Dataset content:
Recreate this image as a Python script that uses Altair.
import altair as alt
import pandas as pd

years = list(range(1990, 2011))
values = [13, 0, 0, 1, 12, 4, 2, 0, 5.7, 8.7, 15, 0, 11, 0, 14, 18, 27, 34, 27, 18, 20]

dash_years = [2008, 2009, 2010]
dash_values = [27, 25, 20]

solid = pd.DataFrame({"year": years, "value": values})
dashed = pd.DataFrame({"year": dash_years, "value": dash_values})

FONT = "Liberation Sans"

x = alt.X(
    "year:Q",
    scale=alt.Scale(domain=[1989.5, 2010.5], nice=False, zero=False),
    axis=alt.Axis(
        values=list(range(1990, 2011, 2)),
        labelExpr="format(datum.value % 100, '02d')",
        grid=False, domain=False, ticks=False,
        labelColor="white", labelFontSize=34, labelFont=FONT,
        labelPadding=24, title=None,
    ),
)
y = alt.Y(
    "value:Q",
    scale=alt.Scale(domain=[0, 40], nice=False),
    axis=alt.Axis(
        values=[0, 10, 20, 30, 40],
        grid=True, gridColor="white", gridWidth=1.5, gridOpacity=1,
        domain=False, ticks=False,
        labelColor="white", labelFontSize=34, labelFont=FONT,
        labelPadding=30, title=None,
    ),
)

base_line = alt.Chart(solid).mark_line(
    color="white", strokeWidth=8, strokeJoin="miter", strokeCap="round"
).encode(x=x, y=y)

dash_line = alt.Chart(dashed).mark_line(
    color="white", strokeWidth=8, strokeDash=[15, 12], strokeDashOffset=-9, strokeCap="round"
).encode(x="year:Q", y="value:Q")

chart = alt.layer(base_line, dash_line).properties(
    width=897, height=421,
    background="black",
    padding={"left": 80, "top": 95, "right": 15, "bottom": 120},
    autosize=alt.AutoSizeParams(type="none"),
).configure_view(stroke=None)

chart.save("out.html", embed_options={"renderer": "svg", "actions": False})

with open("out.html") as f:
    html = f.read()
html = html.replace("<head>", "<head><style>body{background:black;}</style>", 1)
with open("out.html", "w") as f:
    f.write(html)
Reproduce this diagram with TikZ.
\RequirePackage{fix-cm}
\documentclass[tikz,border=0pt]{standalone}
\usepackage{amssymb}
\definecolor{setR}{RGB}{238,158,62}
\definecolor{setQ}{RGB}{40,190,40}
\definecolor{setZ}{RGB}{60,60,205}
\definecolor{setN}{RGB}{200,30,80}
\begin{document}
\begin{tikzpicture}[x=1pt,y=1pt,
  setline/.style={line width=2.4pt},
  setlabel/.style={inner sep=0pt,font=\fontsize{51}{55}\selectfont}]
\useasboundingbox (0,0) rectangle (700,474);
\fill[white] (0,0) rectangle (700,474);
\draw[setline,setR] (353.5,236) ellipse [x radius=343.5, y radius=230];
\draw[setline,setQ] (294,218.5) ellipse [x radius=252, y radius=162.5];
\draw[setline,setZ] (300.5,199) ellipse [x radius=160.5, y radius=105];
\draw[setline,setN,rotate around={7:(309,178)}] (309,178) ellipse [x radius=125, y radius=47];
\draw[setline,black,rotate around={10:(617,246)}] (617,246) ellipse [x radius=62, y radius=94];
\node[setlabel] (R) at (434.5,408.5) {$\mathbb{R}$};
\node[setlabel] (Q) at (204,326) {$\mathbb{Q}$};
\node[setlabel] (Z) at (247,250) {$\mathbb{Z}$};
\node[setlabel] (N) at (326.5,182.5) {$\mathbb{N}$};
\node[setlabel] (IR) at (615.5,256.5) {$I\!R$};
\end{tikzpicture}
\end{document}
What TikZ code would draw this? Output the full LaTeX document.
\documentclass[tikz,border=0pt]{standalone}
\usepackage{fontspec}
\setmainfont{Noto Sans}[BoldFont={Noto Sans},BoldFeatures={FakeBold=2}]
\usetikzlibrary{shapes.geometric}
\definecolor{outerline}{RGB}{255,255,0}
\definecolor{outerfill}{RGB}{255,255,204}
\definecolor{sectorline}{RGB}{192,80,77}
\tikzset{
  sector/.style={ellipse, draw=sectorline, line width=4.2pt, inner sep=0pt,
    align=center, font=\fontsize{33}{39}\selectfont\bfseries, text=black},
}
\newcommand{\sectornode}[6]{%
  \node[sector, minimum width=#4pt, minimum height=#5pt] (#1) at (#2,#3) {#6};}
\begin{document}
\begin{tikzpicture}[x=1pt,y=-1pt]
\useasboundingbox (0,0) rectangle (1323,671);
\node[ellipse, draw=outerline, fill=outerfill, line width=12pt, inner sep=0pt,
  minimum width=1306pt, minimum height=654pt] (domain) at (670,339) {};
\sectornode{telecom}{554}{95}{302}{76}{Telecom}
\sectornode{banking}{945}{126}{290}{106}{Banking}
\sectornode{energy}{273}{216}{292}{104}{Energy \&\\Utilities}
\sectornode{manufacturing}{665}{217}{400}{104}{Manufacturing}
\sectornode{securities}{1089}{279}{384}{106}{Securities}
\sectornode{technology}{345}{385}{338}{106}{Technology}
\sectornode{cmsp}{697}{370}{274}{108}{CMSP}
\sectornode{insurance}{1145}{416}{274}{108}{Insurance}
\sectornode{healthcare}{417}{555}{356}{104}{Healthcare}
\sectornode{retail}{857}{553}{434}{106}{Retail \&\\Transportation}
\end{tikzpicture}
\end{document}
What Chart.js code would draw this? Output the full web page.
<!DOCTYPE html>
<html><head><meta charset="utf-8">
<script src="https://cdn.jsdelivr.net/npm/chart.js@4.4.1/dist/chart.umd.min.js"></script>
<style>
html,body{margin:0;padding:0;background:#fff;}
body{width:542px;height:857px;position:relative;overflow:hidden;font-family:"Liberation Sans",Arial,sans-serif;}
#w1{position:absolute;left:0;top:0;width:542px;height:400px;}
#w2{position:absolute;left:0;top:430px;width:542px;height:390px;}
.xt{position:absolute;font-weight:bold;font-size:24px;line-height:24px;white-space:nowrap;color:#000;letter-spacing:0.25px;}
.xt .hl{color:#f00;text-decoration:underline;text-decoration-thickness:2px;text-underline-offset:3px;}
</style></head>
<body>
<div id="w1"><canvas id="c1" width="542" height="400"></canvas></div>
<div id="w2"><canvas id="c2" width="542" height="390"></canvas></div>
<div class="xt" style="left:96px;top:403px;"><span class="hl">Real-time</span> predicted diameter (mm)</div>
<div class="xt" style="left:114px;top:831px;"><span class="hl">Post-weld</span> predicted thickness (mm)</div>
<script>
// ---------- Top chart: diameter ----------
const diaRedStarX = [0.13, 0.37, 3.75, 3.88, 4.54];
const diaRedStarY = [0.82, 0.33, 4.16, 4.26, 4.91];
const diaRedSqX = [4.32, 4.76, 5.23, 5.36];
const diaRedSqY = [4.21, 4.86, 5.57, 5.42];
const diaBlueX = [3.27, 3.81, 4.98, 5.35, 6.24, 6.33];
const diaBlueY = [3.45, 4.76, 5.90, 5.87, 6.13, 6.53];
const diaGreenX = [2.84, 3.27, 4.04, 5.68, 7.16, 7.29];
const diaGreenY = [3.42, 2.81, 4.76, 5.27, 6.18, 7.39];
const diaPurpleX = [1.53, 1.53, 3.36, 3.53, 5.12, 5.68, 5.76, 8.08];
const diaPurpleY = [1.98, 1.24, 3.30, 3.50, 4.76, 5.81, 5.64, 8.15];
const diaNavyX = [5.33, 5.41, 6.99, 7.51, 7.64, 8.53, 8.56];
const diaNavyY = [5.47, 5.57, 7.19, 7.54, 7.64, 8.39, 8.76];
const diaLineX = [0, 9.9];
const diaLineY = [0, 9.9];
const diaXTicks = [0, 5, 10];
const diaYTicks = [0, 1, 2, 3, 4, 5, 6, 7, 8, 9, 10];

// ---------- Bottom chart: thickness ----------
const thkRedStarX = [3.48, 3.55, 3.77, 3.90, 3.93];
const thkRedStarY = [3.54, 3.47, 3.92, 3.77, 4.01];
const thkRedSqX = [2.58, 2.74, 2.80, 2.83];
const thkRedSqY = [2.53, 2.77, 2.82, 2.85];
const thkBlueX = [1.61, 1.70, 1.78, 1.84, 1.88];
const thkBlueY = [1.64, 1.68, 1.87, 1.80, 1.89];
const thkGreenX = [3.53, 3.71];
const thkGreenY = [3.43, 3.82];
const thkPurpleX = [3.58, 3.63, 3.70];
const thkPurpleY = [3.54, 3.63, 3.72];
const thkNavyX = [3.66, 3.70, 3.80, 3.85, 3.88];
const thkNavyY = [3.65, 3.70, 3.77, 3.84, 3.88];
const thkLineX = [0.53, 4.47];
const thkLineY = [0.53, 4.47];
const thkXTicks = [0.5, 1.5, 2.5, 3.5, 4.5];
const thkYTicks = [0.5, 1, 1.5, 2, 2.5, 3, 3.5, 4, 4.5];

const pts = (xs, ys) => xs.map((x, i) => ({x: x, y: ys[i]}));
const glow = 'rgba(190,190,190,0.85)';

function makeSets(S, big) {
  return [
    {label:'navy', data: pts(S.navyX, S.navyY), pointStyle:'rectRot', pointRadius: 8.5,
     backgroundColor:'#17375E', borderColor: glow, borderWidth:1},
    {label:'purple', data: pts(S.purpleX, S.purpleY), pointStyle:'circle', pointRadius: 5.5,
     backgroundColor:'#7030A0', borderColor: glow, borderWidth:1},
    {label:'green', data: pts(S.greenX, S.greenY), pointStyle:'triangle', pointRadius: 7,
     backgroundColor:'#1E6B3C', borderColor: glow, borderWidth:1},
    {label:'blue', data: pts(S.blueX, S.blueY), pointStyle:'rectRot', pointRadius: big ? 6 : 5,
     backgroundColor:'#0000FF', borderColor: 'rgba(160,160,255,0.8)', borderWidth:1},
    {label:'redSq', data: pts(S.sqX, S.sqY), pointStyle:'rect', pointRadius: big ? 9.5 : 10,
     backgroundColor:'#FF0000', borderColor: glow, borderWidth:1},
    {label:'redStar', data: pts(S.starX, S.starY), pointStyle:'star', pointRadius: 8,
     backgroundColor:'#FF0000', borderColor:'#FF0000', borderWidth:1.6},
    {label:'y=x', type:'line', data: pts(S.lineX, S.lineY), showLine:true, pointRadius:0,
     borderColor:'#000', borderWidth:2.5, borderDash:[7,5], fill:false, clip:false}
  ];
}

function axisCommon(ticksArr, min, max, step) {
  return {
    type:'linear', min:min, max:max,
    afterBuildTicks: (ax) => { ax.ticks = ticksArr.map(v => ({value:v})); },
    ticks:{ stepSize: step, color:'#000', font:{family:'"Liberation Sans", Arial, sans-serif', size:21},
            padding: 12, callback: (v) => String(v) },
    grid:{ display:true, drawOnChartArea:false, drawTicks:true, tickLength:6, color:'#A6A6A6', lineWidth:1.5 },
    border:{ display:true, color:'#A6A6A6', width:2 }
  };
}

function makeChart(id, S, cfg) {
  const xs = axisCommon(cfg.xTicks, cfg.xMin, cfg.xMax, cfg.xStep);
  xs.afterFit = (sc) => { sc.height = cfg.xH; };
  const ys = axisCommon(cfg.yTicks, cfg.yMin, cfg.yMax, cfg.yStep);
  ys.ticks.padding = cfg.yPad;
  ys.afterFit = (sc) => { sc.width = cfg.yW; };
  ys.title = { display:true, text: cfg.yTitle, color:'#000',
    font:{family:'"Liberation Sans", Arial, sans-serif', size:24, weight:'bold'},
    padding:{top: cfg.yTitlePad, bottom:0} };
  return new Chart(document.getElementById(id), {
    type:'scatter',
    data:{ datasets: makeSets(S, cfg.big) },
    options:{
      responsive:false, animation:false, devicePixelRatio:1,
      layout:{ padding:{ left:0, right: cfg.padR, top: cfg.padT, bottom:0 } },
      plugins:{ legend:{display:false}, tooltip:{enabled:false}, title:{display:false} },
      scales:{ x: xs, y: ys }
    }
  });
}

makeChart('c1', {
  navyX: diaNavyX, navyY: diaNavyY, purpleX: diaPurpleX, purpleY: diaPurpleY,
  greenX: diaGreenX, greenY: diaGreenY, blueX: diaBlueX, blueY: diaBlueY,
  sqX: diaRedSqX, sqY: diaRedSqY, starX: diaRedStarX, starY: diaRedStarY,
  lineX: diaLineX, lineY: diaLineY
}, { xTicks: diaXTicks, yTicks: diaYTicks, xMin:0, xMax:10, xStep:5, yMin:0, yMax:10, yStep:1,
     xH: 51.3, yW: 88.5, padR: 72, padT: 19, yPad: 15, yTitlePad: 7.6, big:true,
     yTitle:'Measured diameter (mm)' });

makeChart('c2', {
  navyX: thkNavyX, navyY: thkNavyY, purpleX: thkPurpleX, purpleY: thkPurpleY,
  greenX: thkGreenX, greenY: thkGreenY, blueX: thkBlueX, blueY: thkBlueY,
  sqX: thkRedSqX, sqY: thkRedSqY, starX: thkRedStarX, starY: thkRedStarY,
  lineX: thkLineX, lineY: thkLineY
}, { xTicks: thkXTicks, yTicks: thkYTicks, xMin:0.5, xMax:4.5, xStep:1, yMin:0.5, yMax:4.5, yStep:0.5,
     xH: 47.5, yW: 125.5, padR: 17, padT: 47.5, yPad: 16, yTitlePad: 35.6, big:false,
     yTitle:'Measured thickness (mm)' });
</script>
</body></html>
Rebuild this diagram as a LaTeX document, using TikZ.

Problem to work on:
Using the data above, transcribe the lines that run from the line with "What Chart.js code" to the line with "7, 8, 9, 10];", both ends kept, and output nothing else.

The response:
What Chart.js code would draw this? Output the full web page.
<!DOCTYPE html>
<html><head><meta charset="utf-8">
<script src="https://cdn.jsdelivr.net/npm/chart.js@4.4.1/dist/chart.umd.min.js"></script>
<style>
html,body{margin:0;padding:0;background:#fff;}
body{width:542px;height:857px;position:relative;overflow:hidden;font-family:"Liberation Sans",Arial,sans-serif;}
#w1{position:absolute;left:0;top:0;width:542px;height:400px;}
#w2{position:absolute;left:0;top:430px;width:542px;height:390px;}
.xt{position:absolute;font-weight:bold;font-size:24px;line-height:24px;white-space:nowrap;color:#000;letter-spacing:0.25px;}
.xt .hl{color:#f00;text-decoration:underline;text-decoration-thickness:2px;text-underline-offset:3px;}
</style></head>
<body>
<div id="w1"><canvas id="c1" width="542" height="400"></canvas></div>
<div id="w2"><canvas id="c2" width="542" height="390"></canvas></div>
<div class="xt" style="left:96px;top:403px;"><span class="hl">Real-time</span> predicted diameter (mm)</div>
<div class="xt" style="left:114px;top:831px;"><span class="hl">Post-weld</span> predicted thickness (mm)</div>
<script>
// ---------- Top chart: diameter ----------
const diaRedStarX = [0.13, 0.37, 3.75, 3.88, 4.54];
const diaRedStarY = [0.82, 0.33, 4.16, 4.26, 4.91];
const diaRedSqX = [4.32, 4.76, 5.23, 5.36];
const diaRedSqY = [4.21, 4.86, 5.57, 5.42];
const diaBlueX = [3.27, 3.81, 4.98, 5.35, 6.24, 6.33];
const diaBlueY = [3.45, 4.76, 5.90, 5.87, 6.13, 6.53];
const diaGreenX = [2.84, 3.27, 4.04, 5.68, 7.16, 7.29];
const diaGreenY = [3.42, 2.81, 4.76, 5.27, 6.18, 7.39];
const diaPurpleX = [1.53, 1.53, 3.36, 3.53, 5.12, 5.68, 5.76, 8.08];
const diaPurpleY = [1.98, 1.24, 3.30, 3.50, 4.76, 5.81, 5.64, 8.15];
const diaNavyX = [5.33, 5.41, 6.99, 7.51, 7.64, 8.53, 8.56];
const diaNavyY = [5.47, 5.57, 7.19, 7.54, 7.64, 8.39, 8.76];
const diaLineX = [0, 9.9];
const diaLineY = [0, 9.9];
const diaXTicks = [0, 5, 10];
const diaYTicks = [0, 1, 2, 3, 4, 5, 6, 7, 8, 9, 10];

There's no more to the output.